Just as Rosaline is the ideal fit for Biron, so is Maria a perfect match for Longaville. Which is to say, she is somewhat less than Rosaline…and, well, less than Katherine as well.
With only one of the King’s courtiers not already hooking up with one of the ladies-in-waiting, readers might well expect that Katherine ends up with Dumain. And, indeed, she does. Notably interesting about Katherine, however, is we learn through a bit of so-called wit from Rosaline that her face is marked with pocks.
Boyet is one of the lords who arrives with the Princess of France. Boyet is proof enough that merely being in the orbit of wit can elevate one’s own sense of wit. Or, perhaps, thing have worked the other way around. Boyet is a strange figure in the play, seeming to inhabit a presence that goes well beyond his official role as presenter of royalty and announce of new arrivals.
Marcade is another lord of the French court who makes announcements. He takes stage only near the end of the play, but the message he brings is absolutely vital to the progression of the narrative towards its climax.
Don Adriana de Armado
What are a King and his three lords to do for entertainment for three years without women? Make sport of those they find amusing in their inability to rise to their own level, of course. Don Adriano de Armado thinks exactly along the same lines as those who find him amusing, however, so one might suggest that it is as a knowing parody of their own intellectual failings that the King and his gang of three really make sport of. Or, perhaps, it is just the sound of Armado trying to keep pace with their witticism through repetitive responses marked by clever-sounding but ultimately nonsensical verbiage.

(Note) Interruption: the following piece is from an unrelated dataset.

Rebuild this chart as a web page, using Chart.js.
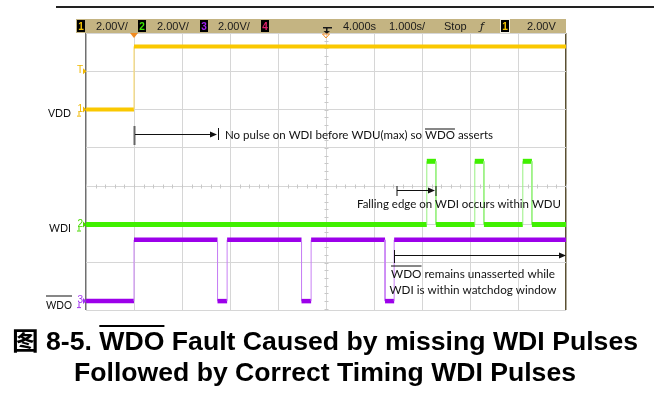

Moth is one of those Shakespearean characters that you ultimately decide he simply did not provide enough to do. Moth is Armado’s page, but he is every bit as clever as the fasting four when it comes to recognizing the pomposity of his master and using his quick wit to undercut that pomposity at every opportunity. The only real problem is that he just is not given enough opportunity.
Costard is Shakespeare’s early attempt at creating one of his beloved clowns which populate his canon. Costard is another tool of amusement for the King and his crew when the lack of sleep and women get to be just a little too taxing on the focus toward creating an academic utopia. He engages in both physical and verbal pratfalls…as clowns do.
What is the opposite of a truly inspired education that can stimulate an academic utopia? An uninspired education that results in a pedantic dystopia. Such is the evidence that Holofernes and his brethren are intended to reveal. Holofernes is evidence enough that the concept of a little learning being a dangerous thing is very true as his epic attempts to demonstrate his own capacity for learning through expressions of witticisms fail miserably and contribute to those scenes in the play most likely to irritate modern audiences.
A local curate for local people, Nathaniel looks upon the exhibitions of education spewing forth from Holofernes like educated manna from the gods…not his God, of course, but some god, anyway.
The dystopia of the pedants already has representatives from the worlds of education and religion, but what about enforcing authority? Enter the pedantically appropriate head of the constabulary in the anti-utopia that parallels the utopia ideal the King and his men seek to establish.
Jacquenetta is a rather lusty local wench who stands in direct parallel to the somewhat sexually standoffish Princess of France. She attracts the eyes of both Costard and Don Adriano de Armado and this leads to one of the typical mix-ups that characterize the romantic entanglements in Shakespearean comedy.